The practical pressure is visible at two sites. The NT Library and Archives, located on Married Quarters Road in Darwin's parliamentary precinct, holds digitised collections dating to the 1870s. Staff there have flagged that automated deduplication tools cannot reliably distinguish between a true duplicate and a near-identical image taken seconds apart — a distinction that matters for photographic evidence used in heritage assessments. Separately, the Darwin office of the Northern Land Council on Esplanade has raised concerns through internal channels about image records supporting land-use agreements across Arnhem Land being caught in bulk-delete queues during agency migrations.
The Territory Records Office, which sits within the Department of Chief Minister and Cabinet, is the statutory body responsible for setting retention standards. Its existing schedule — Territory Records Act Schedule 11, covering digital assets — does not specifically address image deduplication workflows generated by AI-assisted migration tools, which are newer than the schedule's last substantive revision.
That regulatory gap is the crux of the problem. Agencies are making ad hoc calls. Some are opting for conservative approaches that retain everything, generating storage bills that have climbed sharply as data volumes grow. Others are applying aggressive deduplication that may not survive a future audit or legal challenge.

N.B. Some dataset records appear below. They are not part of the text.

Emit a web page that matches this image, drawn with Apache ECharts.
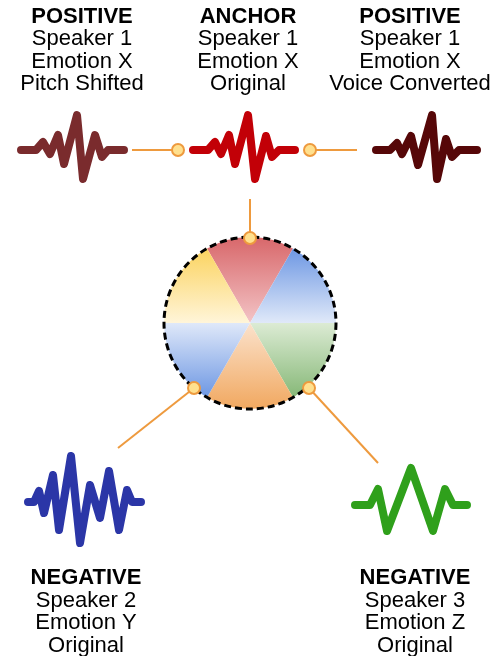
<!DOCTYPE html>
<html>
<head>
<meta charset="utf-8">
<script src="https://cdn.jsdelivr.net/npm/echarts@6/dist/echarts.min.js"></script>
<style>html,body{margin:0;padding:0;background:#fff}#c{width:500px;height:656px}</style>
</head>
<body>
<div id="c"></div>
<script>
// ---- data ----
const roles = ['POSITIVE', 'ANCHOR', 'POSITIVE', 'NEGATIVE', 'NEGATIVE'];
const speakers = ['Speaker 1', 'Speaker 1', 'Speaker 1', 'Speaker 2', 'Speaker 3'];
const emotions = ['Emotion X', 'Emotion X', 'Emotion X', 'Emotion Y', 'Emotion Z'];
const variants = ['Pitch Shifted', 'Original', 'Voice Converted', 'Original', 'Original'];

const wavePitch = [[21,150],[36,150],[43,142],[50,154],[58,135],[64,164],[77,115],[83,179],[95,135],[102,157],[108,150],[124,150]];
const waveAnchor = [[193,150],[208,150],[215,142],[221,154],[229,135],[235,164],[248,115],[255,179],[266,136],[272,157],[279,150],[295,150]];
const waveVC = [[376,150],[390,150],[397,143],[402,154],[411,136],[418,165],[432,115],[437,179],[446,139],[452,157],[459,150],[477,150]];
const waveSpk2 = [[28,502],[34,502],[39,491],[44,513],[53,475],[59,530],[71,456],[80,543],[90,485],[100,518],[109,471],[119,530],[127,490],[132,502],[141,502]];
const waveSpk3 = [[355,505],[370,505],[378,489],[387,531],[411,468],[433,531],[445,489],[453,505],[467,505]];

const linkPitch = [[132,150],[178,150]];
const linkVC = [[310,150],[357,150]];
const linkAnchor = [[250,199],[250,238]];
const linkSpk2 = [[194,388],[118,448]];
const linkSpk3 = [[309,388],[378,463]];
const joints = [[178,150],[310,150],[250,238],[194,388],[309,388]];

const emotionSectors = ['red', 'blue', 'green', 'orange', 'blue2', 'yellow'];
const sectorValues = [1, 1, 1, 1, 1, 1];

// ---- layout ----
const labelAnchors = [[82,50.5],[248,50.5],[410,50.5],[86,612],[415,612]];
const wheelCenter = [250,323];
const wheelRadius = 86;

const FONT = 'Liberation Sans, Arial, sans-serif';
const ORANGE = '#ee9a3e';

function grad(top, bottom) {
  return new echarts.graphic.LinearGradient(0, 0, 0, 1, [
    { offset: 0, color: top }, { offset: 1, color: bottom }
  ]);
}
const sectorColors = {
  red: grad('#d8676a', '#f3c4c6'),
  blue: grad('#6d97e3', '#e0e9f9'),
  green: grad('#dcebd4', '#86b877'),
  orange: grad('#fbe2cc', '#f1a860'),
  blue2: grad('#dfe8f9', '#6d97e3'),
  yellow: grad('#fbd35f', '#fff5d9')
};

function wave(data, color) {
  return {
    type: 'line', data: data, symbol: 'none', silent: true, z: 3,
    lineStyle: { color: color, width: 8, cap: 'round', join: 'round' }
  };
}
function link(data) {
  return {
    type: 'line', data: data, symbol: 'none', silent: true, z: 2,
    lineStyle: { color: ORANGE, width: 2 }
  };
}

const chart = echarts.init(document.getElementById('c'), null, { renderer: 'canvas' });
chart.setOption({
  animation: false,
  backgroundColor: '#ffffff',
  grid: { left: 0, right: 0, top: 0, bottom: 0 },
  xAxis: { type: 'value', min: 0, max: 500, show: false },
  yAxis: { type: 'value', min: 0, max: 656, inverse: true, show: false },
  series: [
    {
      type: 'pie', center: wheelCenter, radius: [0, wheelRadius],
      startAngle: 120, clockwise: true, silent: true, z: 1,
      label: { show: false }, labelLine: { show: false },
      data: emotionSectors.map((n, i) => ({
        name: n, value: sectorValues[i], itemStyle: { color: sectorColors[n] }
      }))
    },
    {
      type: 'scatter', data: [wheelCenter], symbol: 'circle', symbolSize: wheelRadius * 2,
      silent: true, z: 2,
      itemStyle: { color: 'rgba(0,0,0,0)', opacity: 1, borderColor: '#000', borderWidth: 3, borderType: [7, 4] }
    },
    link(linkPitch), link(linkVC), link(linkAnchor), link(linkSpk2), link(linkSpk3),
    wave(wavePitch, '#7a2b2d'),
    wave(waveAnchor, '#c20007'),
    wave(waveVC, '#560708'),
    wave(waveSpk2, '#2b36a7'),
    wave(waveSpk3, '#2fa01b'),
    {
      type: 'scatter', data: joints, symbol: 'circle', symbolSize: 12, silent: true, z: 5,
      itemStyle: { color: '#ffe08e', opacity: 1, borderColor: ORANGE, borderWidth: 2 }
    },
    {
      type: 'scatter', symbolSize: 1, silent: true, z: 6,
      itemStyle: { color: 'rgba(0,0,0,0)', opacity: 1 },
      data: labelAnchors.map((p, i) => ({ value: p, name: String(i) })),
      label: {
        show: true, position: 'inside', align: 'center', verticalAlign: 'middle',
        color: '#000', textBorderWidth: 0, opacity: 1,
        formatter: (p) => {
          const i = p.dataIndex;
          return '{h|' + roles[i] + '}\n{t|' + speakers[i] + '}\n{t|' + emotions[i] + '}\n{t|' + variants[i] + '}';
        },
        rich: {
          h: { fontFamily: FONT, fontSize: 22, fontWeight: 'bold', lineHeight: 22.4, color: '#000', textBorderWidth: 0, align: 'center' },
          t: { fontFamily: FONT, fontSize: 22, lineHeight: 22.4, color: '#000', textBorderWidth: 0, align: 'center' }
        }
      }
    }
  ]
});
</script>
</body>
</html>
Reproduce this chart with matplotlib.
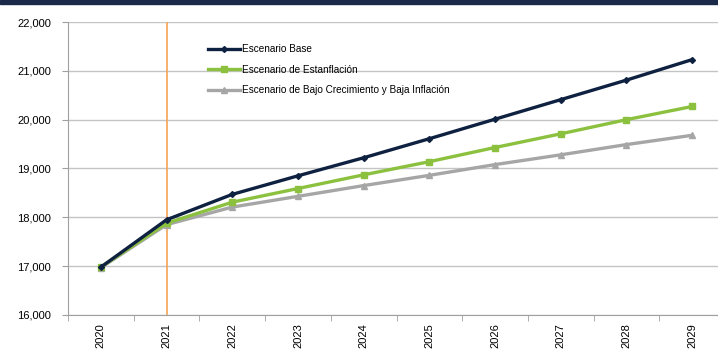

Three concrete choices are coming. First, the Territory Records Office must decide by the end of the 2026 financial year whether to issue an emergency interim direction covering AI-assisted deduplication, or to wait for a full schedule review — a process that typically takes 18 months. Second, the Department of Infrastructure, Planning and Logistics must determine which agencies proceed to the next migration phase before that guidance exists. Third, the Northern Land Council and other First Nations organisations with co-management interests in digital records need to decide whether to formally request third-party audit rights over image collections held by government agencies on their behalf.
The stakes are not abstract. Under the Aboriginal Land Rights (Northern Territory) Act 1976, documentary evidence — including photographic records — can be material to compensation and royalty disputes. Royalty payments from the Amadeus Basin and offshore Timor Sea gas fields run through Land Councils that rely partly on historical records to verify traditional ownership continuity. A carelessly deleted image set is not recoverable.
Storage costs provide some context on the financial pressure driving hasty deduplication decisions. Cloud archival pricing for government agencies in the NT, based on published whole-of-government procurement arrangements, sits at roughly $23 per terabyte per month for warm storage. An agency holding 500 terabytes of unrationalised image archives — not an unusual figure for a department managing remote community infrastructure photography dating back two decades — faces bills exceeding $11,500 a month. That pressure is real, but it is not a justification for skipping governance.
The most defensible path forward involves a short moratorium on bulk image deletion across agencies with First Nations-linked collections, combined with a rapid interim directive from the Territory Records Office covering minimum metadata retention standards before deletion is authorised. Agencies proceeding with migration should be required to log every file flagged for deletion to an auditable register accessible to relevant Land Councils. The technology to do this exists. The question is whether the NT Labor government will require agencies to use it before the next migration phase begins, likely in September 2026.